Pokrovske coal mine
- Interactive map of Pokrovske coal mine
- Location: Pokrovsk, Donetsk Oblast, Ukraine;
- Products: Coal
- Production: 3,490,000
- Opened: 1990
- Company: Shakhtoupravlinnia Pokrovske (Pokrovske Coal Company, private joint-stock company)

= Pokrovske coal mine =

Coal mine in Donetsk, Ukraine

The Pokrovske coal mine is a large coal mine located in the south-east of Ukraine in Donetsk Oblast. Pokrovske coal mine represents one of the largest coal reserves in Ukraine having estimated reserves of 79.5 million tonnes. The annual coal production is around 3.49 million tonnes.

It is owned by private joint-stock company Shakhtoupravlinnia Pokrovske (Pokrovske Coal Company).

On December 12, 2024 the holding company of the mine, Metinvest B.V., announced that the mine's production site in Pishchane (Shaft No. 3, 6 miles south east of the main coal mine), that provided around half of Metinvest’s total Ukrainian coal extraction volumes, suspended operation due to Russia's military Pokrovsk offensive.

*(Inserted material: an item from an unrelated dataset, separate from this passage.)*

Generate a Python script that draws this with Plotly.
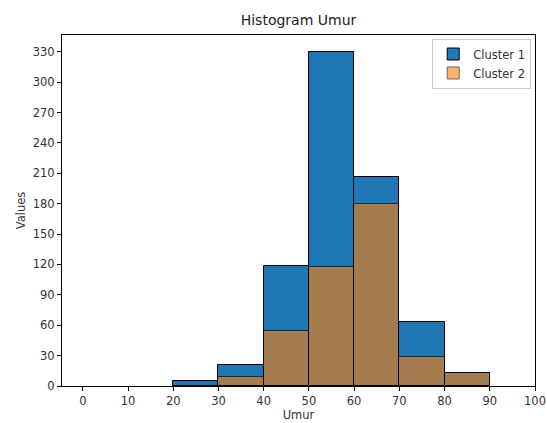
import plotly.graph_objects as go

bin_edges = [0, 10, 20, 30, 40, 50, 60, 70, 80, 90, 100]
cluster1_counts = [0, 0, 5, 21, 118, 330, 206, 63, 13, 0]
cluster2_counts = [0, 0, 0, 9, 54, 117, 180, 29, 13, 0]
y_ticks = list(range(0, 331, 30))
x_ticks = list(range(0, 101, 10))

centers = [(a + b) / 2 for a, b in zip(bin_edges[:-1], bin_edges[1:])]
widths = [b - a for a, b in zip(bin_edges[:-1], bin_edges[1:])]


def nz(vals):
    return [v if v > 0 else None for v in vals]


fig = go.Figure()
fig.add_trace(go.Bar(
    x=centers, y=nz(cluster1_counts), width=widths, name="Cluster 1",
    marker=dict(color="#1f77b4", line=dict(color="black", width=1)),
))
fig.add_trace(go.Bar(
    x=centers, y=nz(cluster2_counts), width=widths, name="Cluster 2",
    marker=dict(color="#ff7f0e", line=dict(color="black", width=1)), opacity=0.6,
))

font = "DejaVu Sans"
fig.update_layout(
    width=547, height=423,
    margin=dict(l=62, r=12, t=35, b=37, autoexpand=False),
    barmode="overlay",
    plot_bgcolor="white", paper_bgcolor="white",
    font=dict(family=font, size=11, color="#333"),
    title=dict(text="Histogram Umur", x=298.5 / 547, xanchor="center",
               y=1 - 20 / 423, yanchor="middle", font=dict(size=14, color="#222")),
    legend=dict(x=0.992, y=0.99, xanchor="right", yanchor="top",
                bgcolor="rgba(255,255,255,0.8)", bordercolor="#ccc", borderwidth=1,
                font=dict(size=11.5), tracegroupgap=0),
    bargap=0,
)
fig.update_xaxes(
    range=[-4.6, 100], tickvals=x_ticks, ticks="outside", ticklen=4, tickcolor="black",
    showline=True, linecolor="black", linewidth=1, mirror=True, showgrid=False,
    zeroline=False, automargin=False, tickfont=dict(size=11.5),
    title=dict(text="Umur", standoff=3, font=dict(size=11.5)),
)
fig.update_yaxes(
    range=[0, 346.5], tickvals=y_ticks, ticks="outside", ticklen=4, tickcolor="black",
    showline=True, linecolor="black", linewidth=1, mirror=True, showgrid=False,
    zeroline=False, automargin=False, tickfont=dict(size=11.5),
    title=dict(text="Values", standoff=4, font=dict(size=11.5)),
)
fig.write_html("out.html", post_script="document.body.style.margin='0';",
               config={"displayModeBar": False})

On January 14, 2025 Metinvest announced that the Pokrovske coal mine suspended operation due to the deteriorating security situation for employees. According to The New York Times, "the mine’s closure is expected to send shock waves through the economy. Steel production is projected to drop by more than half, from 7.5 million tons this year to less than 3 million next year, according to Oleksandr Kalenkov, head of Ukraine’s steel makers’ association."